There are ongoing behavioral changes that can lead to a more active prefrontal cortex, like mindfulness, learning new things, PLAY!, getting enough sleep, and moving that can improve the function of your prefrontal cortex. 

When you’re in a bind, and SUPER stressed, deliberate breath can help:

  • Double-inhale, extended exhale – take a long inhale through your nose, then a quick inhale, and a long exhale out of your mouth. 
  • 4-7-8 breathing – breath in for four counts, hold for seven counts, and breath out for eight counts. 

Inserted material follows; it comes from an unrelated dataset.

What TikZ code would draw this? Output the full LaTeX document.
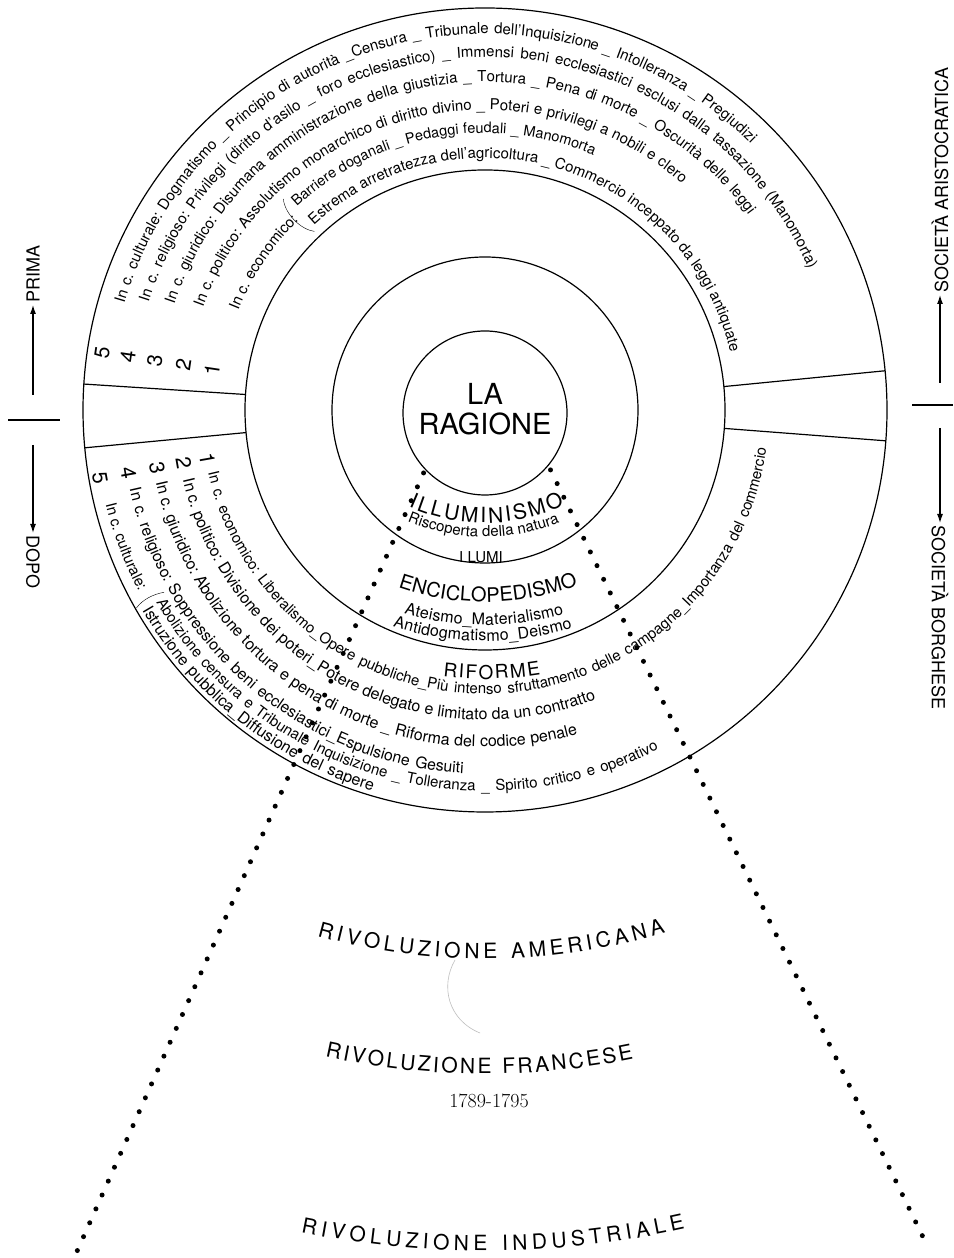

4. Ask Yourself What, not Why

Introspection can be very valuable if you ask yourself helpful questions. In her research, Dr. Eurish found that why is surprisingly ineffective:

“As it turns out, ‘why’ is a surprisingly ineffective self-awareness question. Research has shown that we simply do not have access to many of the unconscious thoughts, feelings, and motives we’re searching for. And because so much is trapped outside of our conscious awareness, we tend to invent answers that feel true but are often wrong. For example, after an uncharacteristic outburst at an employee, a new manager may jump to the conclusion that it happened because she isn’t cut out for management, when the real reason was a bad case of low blood sugar.”

What questions do a better job of helping us stay objective and future-focused.

5. Seek feedback

Ultimately, the best way to become more self-aware is to increase the feedback you get from trusted sources. 

  • Make the question specific and focused: Avoid broad, open-ended questions and instead ask about a specific behavior or situation.
  • Keep it objective: Avoid subjective or evaluative language and instead focus on observable behaviors or facts.
  • Make it actionable: Ask for suggestions or improvement recommendations, rather than just general feedback.
  • Avoid leading questions: Avoid wording the question in a way that could influence the response.

Here are some examples of effective feedback questions:

  • Could you provide some specific examples of what I did well in this project?
  • How could I have handled that situation differently?
  • What specific actions could I take to improve my performance in this area?
  • Could you provide some specific examples of how my behavior had a positive impact on the team?